Wednesday, November 07, 2007

"Edwards says he has better track record than Obama"

Nashua Telegraph (NH):
NEWMARKET – Democratic presidential candidate John Edwards said he's a better choice than primary rival Sen. Barack Obama, D-Ill., to battle special interests blocking reform on health care, climate change and other issues.

Edwards said it takes a fighter like himself, rather than a self-described unifier like Obama to break the logjam on Capitol Hill where lobbyists write the laws or block passage of meaningful change.
"I don't think you can compromise with the entrenched interests in Washington. They are too powerful," Edwards said after a town-hall-style forum at the Stone Church in Newmarket.

On Monday, Edwards told a New York Times reporter in Iowa that Obama's view was a "fantasy."

Edwards said as a trial lawyer, one-term North Carolina senator and advocate for the poor, he's battled the establishment.

"You've got to take them on. I've done this my entire, adult life," Edwards said.

But Obama told The Associated Press on Tuesday the tough talk from Edwards doesn't match his record in the Senate.

"I'm happy to put my track record next to John's," Obama said. "Barack Obama has the strongest record of fighting special interests and bringing people together to forge real solutions," Obama's New Hampshire spokesman Reid Cherlin said.

Edwards admitted to the 100 citizens at the forum that he, too, has fought cynicism that the system can't change.

"I've been as guilty as everyone. It's easy to turn your head and say this is just the way it is. These powerful groups, these powerful interests, money and powering interests, they have this power and there is nothing we can do about it," Edwards began. "I don't think we are willing to do that."

On Iraq, Edwards said, unlike Sen.

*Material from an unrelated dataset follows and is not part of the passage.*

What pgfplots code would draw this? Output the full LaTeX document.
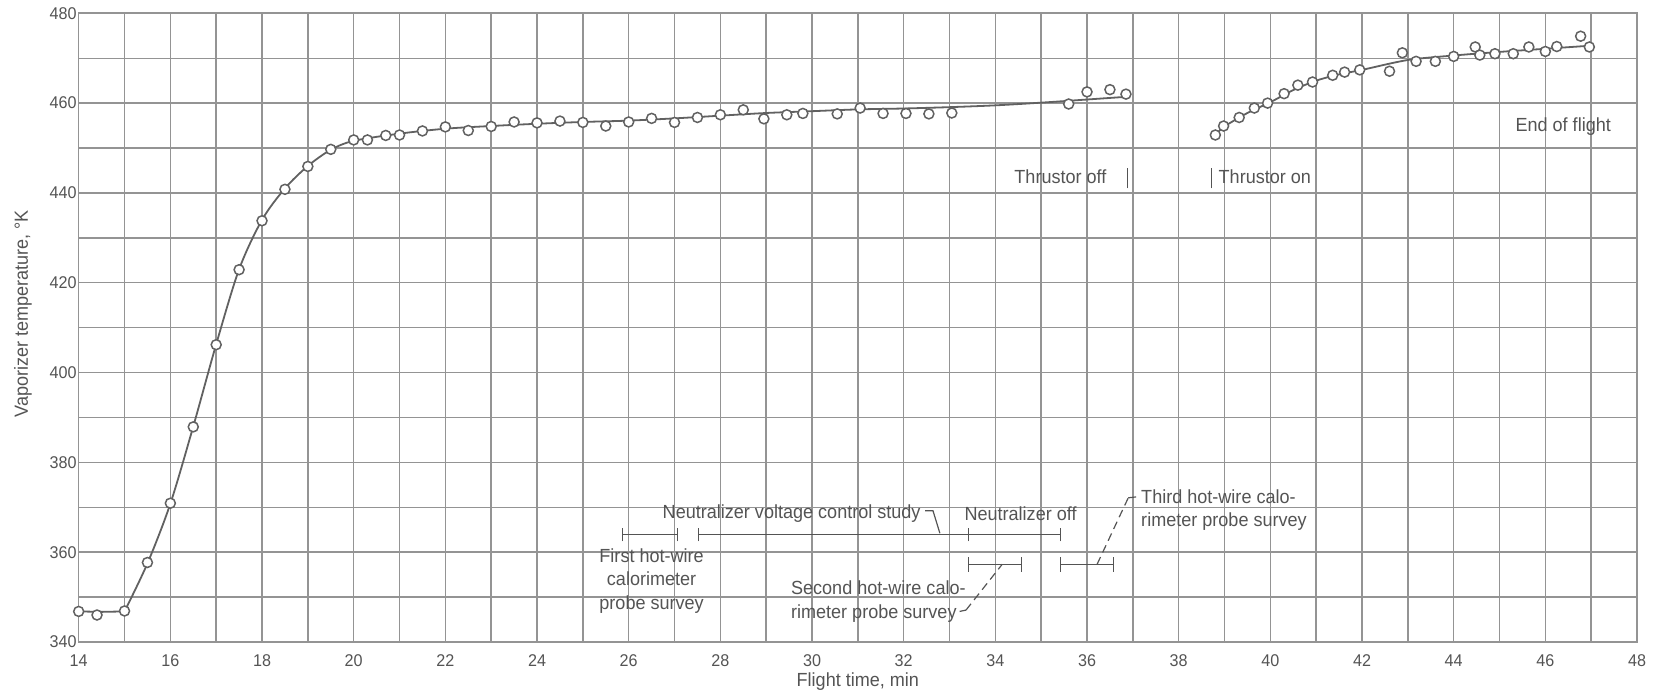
\documentclass[border=0pt]{standalone}
\usepackage{fontspec}
\setmainfont{Liberation Sans}[FakeStretch=0.95]
\usepackage{pgfplots}
\pgfplotsset{compat=1.18}
\definecolor{txt}{gray}{0.33}
\definecolor{gridc}{gray}{0.58}
\definecolor{crv}{gray}{0.38}

\begin{document}
\begin{tikzpicture}
\begin{axis}[name=ax, scale only axis, width=779.2pt, height=314.35pt,
  xmin=14, xmax=48, ymin=340, ymax=480,
  xtick={14,15,...,48},
  xticklabels={14,,16,,18,,20,,22,,24,,26,,28,,30,,32,,34,,36,,38,,40,,42,,44,,46,,48},
  ytick={340,350,...,480},
  yticklabels={340,,360,,380,,400,,420,,440,,460,,480},
  grid=major,
  major grid style={gridc, line width=0.7pt},
  axis line style={gridc, line width=0.8pt},
  tick style={draw=none},
  /pgf/number format/assume math mode=true,
  ticklabel style={font=\fontsize{8.5}{10}\selectfont, text=txt},
  xticklabel style={yshift=-3pt},
  yticklabel style={xshift=2.5pt},
  xlabel={Flight time, min},
  ylabel={Vaporizer temperature, °K},
  label style={font=\fontsize{9.5}{11}\selectfont, text=txt},
  xlabel style={at={(axis description cs:0.5,-0.0636)}, anchor=center},
  ylabel style={at={(axis description cs:-0.0358,0.522)}, anchor=center},
  clip=false,
]
% curve, first segment
\addplot[crv, line width=0.9pt] coordinates {(14,346.8)(14.5,346.7)(15,346.8)};
\addplot[crv, line width=0.9pt, smooth, tension=0.5] coordinates {
(15,346.8)(15.5,357.5)(16,370.8)(16.5,388)(17,406.3)(17.5,423)(18,434)(18.5,441)
(19,446)(19.5,449.6)(20,451.6)(21,453.2)(22,454.3)(23,454.9)(24,455.4)(25,455.8)
(26,456.1)(27,456.6)(28,457.2)(29,457.8)(30,458.2)(31,458.6)(32,458.8)(33,459.1)
(34,459.5)(35,460.1)(36,460.8)(36.85,461.4)};
% curve, second segment
\addplot[crv, line width=0.9pt, smooth, tension=0.5] coordinates {
(38.8,452.9)(39,454.8)(39.5,457.8)(40,460.2)(40.5,462.9)(41,465)(41.5,466.4)
(42,467.4)(43,469.6)(44,470.6)(45,471.4)(46,472.1)(47,472.8)};
% measured points
\addplot[only marks, mark=*, mark size=2.5pt, mark options={draw=crv, fill=white, line width=0.75pt}] coordinates {
(14,346.8)(14.4,346)(15,346.9)(15.5,357.7)(16,370.9)(16.5,387.9)(17,406.2)(17.5,422.9)
(18,433.8)(18.5,440.8)(19,445.9)(19.5,449.7)(20,451.8)(20.3,451.8)(20.7,452.8)(21,452.9)
(21.5,453.8)(22,454.7)(22.5,453.9)(23,454.8)(23.5,455.8)(24,455.6)(24.5,456)(25,455.7)
(25.5,454.9)(26,455.8)(26.5,456.6)(27,455.7)(27.5,456.8)(28,457.4)(28.5,458.5)(28.95,456.5)
(29.45,457.4)(29.8,457.7)(30.55,457.6)(31.05,458.9)(31.55,457.7)(32.05,457.7)(32.55,457.6)
(33.05,457.8)(35.6,459.8)(36.0,462.5)(36.5,463.0)(36.85,462.0)
(38.8,452.9)(38.98,454.9)(39.32,456.8)(39.65,458.9)(39.94,460)(40.3,462.1)(40.6,464)
(40.92,464.7)(41.36,466.2)(41.62,466.9)(41.95,467.4)(42.6,467.1)(42.88,471.2)(43.18,469.3)
(43.6,469.3)(44.0,470.4)(44.47,472.5)(44.57,470.7)(44.9,471)(45.3,471)(45.64,472.5)
(46.0,471.5)(46.25,472.6)(46.77,474.9)(46.96,472.5)};

% annotations
\begin{scope}[txt, line width=0.6pt]
% thrustor off / on
\node[inner sep=0, anchor=center, font=\fontsize{9.5}{11}\selectfont] at (35.42,443.5) {Thrustor off};
\draw[line width=0.8pt] (36.88,441) -- (36.88,445.6);
\draw[line width=0.8pt] (38.72,441) -- (38.72,445.6);
\node[inner sep=0, anchor=west, font=\fontsize{9.5}{11}\selectfont] at (38.86,443.5) {Thrustor on};
\node[inner sep=0, anchor=center, font=\fontsize{9.5}{11}\selectfont] at (46.39,454.8) {End of flight};
% interval bars
\draw (25.87,364) -- (27.07,364);
\draw (25.87,362.4) -- (25.87,365.4);
\draw (27.07,362.4) -- (27.07,365.4);
\draw (27.53,364) -- (35.42,364);
\draw (27.53,362.4) -- (27.53,365.4);
\draw (33.42,362.4) -- (33.42,365.4);
\draw (35.42,362.4) -- (35.42,365.4);
\draw (33.42,357.3) -- (34.57,357.3);
\draw (33.42,355.6) -- (33.42,359.0);
\draw (34.57,355.6) -- (34.57,359.0);
\draw (35.42,357.3) -- (36.57,357.3);
\draw (35.42,355.6) -- (35.42,359.0);
\draw (36.57,355.6) -- (36.57,359.0);
% leaders
\draw (32.47,369.2) -- (32.64,369.2) -- (32.79,364.2);
\draw (33.22,346.8) -- (33.36,347.1);
\draw[dash pattern=on 4pt off 2.5pt] (33.36,347.1) -- (34.15,357.3);
\draw[dash pattern=on 4pt off 2.5pt] (36.22,357.3) -- (36.9,372.1);
\draw (36.9,372.1) -- (37.07,372.3);
% texts
\node[inner sep=0, anchor=mid west, font=\fontsize{9.5}{11}\selectfont] at (26.73,368.6) {Neutralizer voltage control study};
\node[inner sep=0, anchor=mid, font=\fontsize{9.5}{11}\selectfont] at (34.55,368.2) {Neutralizer off};
\node[inner sep=0, anchor=center, align=center, font=\fontsize{9.5}{11.7}\selectfont] at (26.5,353.6) {First hot-wire\\calorimeter\\probe survey};
\node[inner sep=0, anchor=west, align=left, font=\fontsize{9.5}{11.7}\selectfont] at (29.53,349.0) {Second hot-wire calo-\\rimeter probe survey};
\node[inner sep=0, anchor=west, align=left, font=\fontsize{9.5}{11.7}\selectfont] at (37.17,369.4) {Third hot-wire calo-\\rimeter probe survey};
\end{scope}
\end{axis}
\pgfresetboundingbox
\path ([xshift=-39.35pt,yshift=-27.5pt]ax.south west) rectangle ([xshift=11pt,yshift=6.65pt]ax.north east);
\end{tikzpicture}
\end{document}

Hillary Rodham Clinton, D-N.Y., that within nine months of taking office he would remove all combat troops, and have no combat missions or permanent bases in the country.

"There are absolutely clear choices for voters in this election," Edwards said. "If you believe what Senator Clinton believes, then you should vote for her."

Clinton has not commented on permanent bases in Iraq other than to say she is opposed to a "permanent occupation" in Iraq. Clinton would leave combat troops to train the Iraqi police and military and hunt out Al Qaida and offers no date for withdrawal of all troops.

"He's a far cry from the John Edwards of 2004 who rose to prominence by decrying personal attacks against other Democrats. Despite his rhetoric today, Sen. Edwards has repeatedly voted against the interests of family farms, advanced multiple positions on combat missions in Iraq and has been far more hawkish on Iran than he would like voters in New Hampshire to know," Kathleen Strand, Clinton's New Hampshire spokeswoman, said.